Data provided:

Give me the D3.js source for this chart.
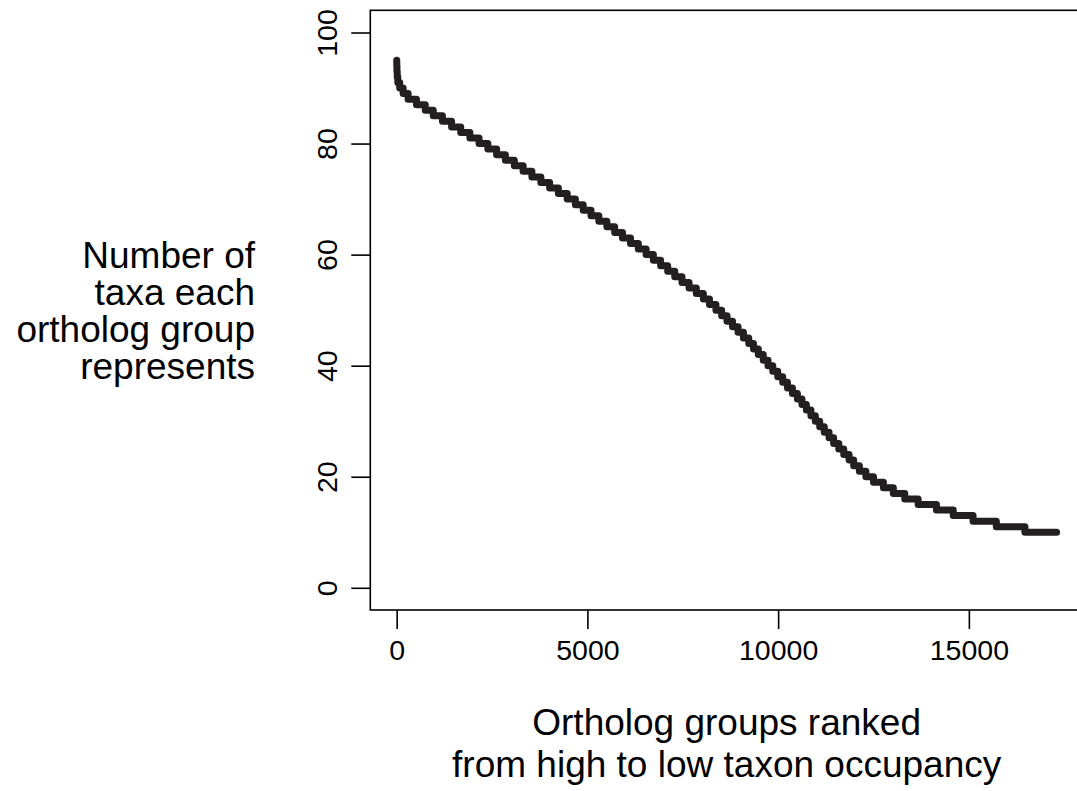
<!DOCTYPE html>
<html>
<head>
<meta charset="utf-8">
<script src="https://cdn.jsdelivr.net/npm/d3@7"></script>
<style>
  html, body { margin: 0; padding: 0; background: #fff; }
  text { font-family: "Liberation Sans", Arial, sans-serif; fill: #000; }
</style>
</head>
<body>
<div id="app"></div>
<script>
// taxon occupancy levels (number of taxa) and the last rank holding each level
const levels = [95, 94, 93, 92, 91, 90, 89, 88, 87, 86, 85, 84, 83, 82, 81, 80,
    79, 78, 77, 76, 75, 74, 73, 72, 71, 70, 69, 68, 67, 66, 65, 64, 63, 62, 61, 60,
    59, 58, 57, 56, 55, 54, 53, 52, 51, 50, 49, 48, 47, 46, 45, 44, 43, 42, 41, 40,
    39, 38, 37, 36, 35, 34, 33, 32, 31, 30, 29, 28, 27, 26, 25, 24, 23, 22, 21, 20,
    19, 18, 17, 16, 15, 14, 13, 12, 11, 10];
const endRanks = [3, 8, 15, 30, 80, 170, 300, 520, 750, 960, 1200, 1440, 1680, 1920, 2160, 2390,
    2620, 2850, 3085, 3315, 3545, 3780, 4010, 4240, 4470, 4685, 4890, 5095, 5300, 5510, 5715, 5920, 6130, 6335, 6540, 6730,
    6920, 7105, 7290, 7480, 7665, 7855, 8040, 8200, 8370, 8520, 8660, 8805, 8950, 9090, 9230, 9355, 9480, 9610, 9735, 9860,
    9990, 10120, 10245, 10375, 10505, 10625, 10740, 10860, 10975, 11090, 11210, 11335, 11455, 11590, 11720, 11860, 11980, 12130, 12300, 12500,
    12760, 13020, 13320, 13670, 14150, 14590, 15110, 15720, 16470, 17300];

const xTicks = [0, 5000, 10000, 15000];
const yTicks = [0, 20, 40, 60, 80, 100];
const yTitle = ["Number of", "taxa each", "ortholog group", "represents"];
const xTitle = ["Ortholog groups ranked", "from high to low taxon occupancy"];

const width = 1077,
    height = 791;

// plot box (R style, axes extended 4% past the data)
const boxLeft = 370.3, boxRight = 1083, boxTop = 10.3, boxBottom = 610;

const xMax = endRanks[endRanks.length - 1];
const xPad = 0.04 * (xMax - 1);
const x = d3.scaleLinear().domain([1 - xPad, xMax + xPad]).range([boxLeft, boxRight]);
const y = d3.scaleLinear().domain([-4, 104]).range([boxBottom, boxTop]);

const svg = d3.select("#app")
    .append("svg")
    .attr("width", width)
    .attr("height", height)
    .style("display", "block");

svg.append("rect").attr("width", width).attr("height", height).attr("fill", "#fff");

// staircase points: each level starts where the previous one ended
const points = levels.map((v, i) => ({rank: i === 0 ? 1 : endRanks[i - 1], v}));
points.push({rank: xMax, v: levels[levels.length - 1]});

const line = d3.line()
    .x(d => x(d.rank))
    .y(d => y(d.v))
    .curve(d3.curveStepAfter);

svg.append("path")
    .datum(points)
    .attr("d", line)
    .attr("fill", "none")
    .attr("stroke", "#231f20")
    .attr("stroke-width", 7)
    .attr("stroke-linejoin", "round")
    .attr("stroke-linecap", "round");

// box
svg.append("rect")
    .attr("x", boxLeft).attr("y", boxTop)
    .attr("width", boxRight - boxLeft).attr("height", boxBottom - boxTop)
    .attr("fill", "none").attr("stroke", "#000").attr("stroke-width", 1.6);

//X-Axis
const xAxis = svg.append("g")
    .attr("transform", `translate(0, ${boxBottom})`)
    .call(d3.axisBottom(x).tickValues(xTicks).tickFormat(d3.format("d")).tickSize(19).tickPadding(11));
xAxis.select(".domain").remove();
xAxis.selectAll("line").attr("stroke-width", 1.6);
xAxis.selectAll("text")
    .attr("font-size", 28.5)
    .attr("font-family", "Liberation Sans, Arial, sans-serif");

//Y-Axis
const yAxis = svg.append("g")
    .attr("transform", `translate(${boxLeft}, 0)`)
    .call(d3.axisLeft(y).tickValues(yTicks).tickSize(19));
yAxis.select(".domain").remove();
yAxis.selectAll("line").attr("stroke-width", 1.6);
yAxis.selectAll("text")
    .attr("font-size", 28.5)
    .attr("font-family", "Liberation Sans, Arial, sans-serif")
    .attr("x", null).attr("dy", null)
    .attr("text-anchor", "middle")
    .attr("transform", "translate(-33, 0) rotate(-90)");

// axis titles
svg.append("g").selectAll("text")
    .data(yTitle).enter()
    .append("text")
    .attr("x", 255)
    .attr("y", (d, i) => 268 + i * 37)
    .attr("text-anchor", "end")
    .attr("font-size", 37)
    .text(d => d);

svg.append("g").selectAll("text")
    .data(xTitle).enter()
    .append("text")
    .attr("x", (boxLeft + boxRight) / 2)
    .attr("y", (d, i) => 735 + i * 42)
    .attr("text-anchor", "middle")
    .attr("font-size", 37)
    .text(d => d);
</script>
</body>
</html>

Exercise: Return the listing above word for word, with the pictures removed.

Task answer:
Give me the D3.js source for this chart.
<!DOCTYPE html>
<html>
<head>
<meta charset="utf-8">
<script src="https://cdn.jsdelivr.net/npm/d3@7"></script>
<style>
  html, body { margin: 0; padding: 0; background: #fff; }
  text { font-family: "Liberation Sans", Arial, sans-serif; fill: #000; }
</style>
</head>
<body>
<div id="app"></div>
<script>
// taxon occupancy levels (number of taxa) and the last rank holding each level
const levels = [95, 94, 93, 92, 91, 90, 89, 88, 87, 86, 85, 84, 83, 82, 81, 80,
    79, 78, 77, 76, 75, 74, 73, 72, 71, 70, 69, 68, 67, 66, 65, 64, 63, 62, 61, 60,
    59, 58, 57, 56, 55, 54, 53, 52, 51, 50, 49, 48, 47, 46, 45, 44, 43, 42, 41, 40,
    39, 38, 37, 36, 35, 34, 33, 32, 31, 30, 29, 28, 27, 26, 25, 24, 23, 22, 21, 20,
    19, 18, 17, 16, 15, 14, 13, 12, 11, 10];
const endRanks = [3, 8, 15, 30, 80, 170, 300, 520, 750, 960, 1200, 1440, 1680, 1920, 2160, 2390,
    2620, 2850, 3085, 3315, 3545, 3780, 4010, 4240, 4470, 4685, 4890, 5095, 5300, 5510, 5715, 5920, 6130, 6335, 6540, 6730,
    6920, 7105, 7290, 7480, 7665, 7855, 8040, 8200, 8370, 8520, 8660, 8805, 8950, 9090, 9230, 9355, 9480, 9610, 9735, 9860,
    9990, 10120, 10245, 10375, 10505, 10625, 10740, 10860, 10975, 11090, 11210, 11335, 11455, 11590, 11720, 11860, 11980, 12130, 12300, 12500,
    12760, 13020, 13320, 13670, 14150, 14590, 15110, 15720, 16470, 17300];

const xTicks = [0, 5000, 10000, 15000];
const yTicks = [0, 20, 40, 60, 80, 100];
const yTitle = ["Number of", "taxa each", "ortholog group", "represents"];
const xTitle = ["Ortholog groups ranked", "from high to low taxon occupancy"];

const width = 1077,
    height = 791;

// plot box (R style, axes extended 4% past the data)
const boxLeft = 370.3, boxRight = 1083, boxTop = 10.3, boxBottom = 610;

const xMax = endRanks[endRanks.length - 1];
const xPad = 0.04 * (xMax - 1);
const x = d3.scaleLinear().domain([1 - xPad, xMax + xPad]).range([boxLeft, boxRight]);
const y = d3.scaleLinear().domain([-4, 104]).range([boxBottom, boxTop]);

const svg = d3.select("#app")
    .append("svg")
    .attr("width", width)
    .attr("height", height)
    .style("display", "block");

svg.append("rect").attr("width", width).attr("height", height).attr("fill", "#fff");

// staircase points: each level starts where the previous one ended
const points = levels.map((v, i) => ({rank: i === 0 ? 1 : endRanks[i - 1], v}));
points.push({rank: xMax, v: levels[levels.length - 1]});

const line = d3.line()
    .x(d => x(d.rank))
    .y(d => y(d.v))
    .curve(d3.curveStepAfter);

svg.append("path")
    .datum(points)
    .attr("d", line)
    .attr("fill", "none")
    .attr("stroke", "#231f20")
    .attr("stroke-width", 7)
    .attr("stroke-linejoin", "round")
    .attr("stroke-linecap", "round");

// box
svg.append("rect")
    .attr("x", boxLeft).attr("y", boxTop)
    .attr("width", boxRight - boxLeft).attr("height", boxBottom - boxTop)
    .attr("fill", "none").attr("stroke", "#000").attr("stroke-width", 1.6);

//X-Axis
const xAxis = svg.append("g")
    .attr("transform", `translate(0, ${boxBottom})`)
    .call(d3.axisBottom(x).tickValues(xTicks).tickFormat(d3.format("d")).tickSize(19).tickPadding(11));
xAxis.select(".domain").remove();
xAxis.selectAll("line").attr("stroke-width", 1.6);
xAxis.selectAll("text")
    .attr("font-size", 28.5)
    .attr("font-family", "Liberation Sans, Arial, sans-serif");

//Y-Axis
const yAxis = svg.append("g")
    .attr("transform", `translate(${boxLeft}, 0)`)
    .call(d3.axisLeft(y).tickValues(yTicks).tickSize(19));
yAxis.select(".domain").remove();
yAxis.selectAll("line").attr("stroke-width", 1.6);
yAxis.selectAll("text")
    .attr("font-size", 28.5)
    .attr("font-family", "Liberation Sans, Arial, sans-serif")
    .attr("x", null).attr("dy", null)
    .attr("text-anchor", "middle")
    .attr("transform", "translate(-33, 0) rotate(-90)");

// axis titles
svg.append("g").selectAll("text")
    .data(yTitle).enter()
    .append("text")
    .attr("x", 255)
    .attr("y", (d, i) => 268 + i * 37)
    .attr("text-anchor", "end")
    .attr("font-size", 37)
    .text(d => d);

svg.append("g").selectAll("text")
    .data(xTitle).enter()
    .append("text")
    .attr("x", (boxLeft + boxRight) / 2)
    .attr("y", (d, i) => 735 + i * 42)
    .attr("text-anchor", "middle")
    .attr("font-size", 37)
    .text(d => d);
</script>
</body>
</html>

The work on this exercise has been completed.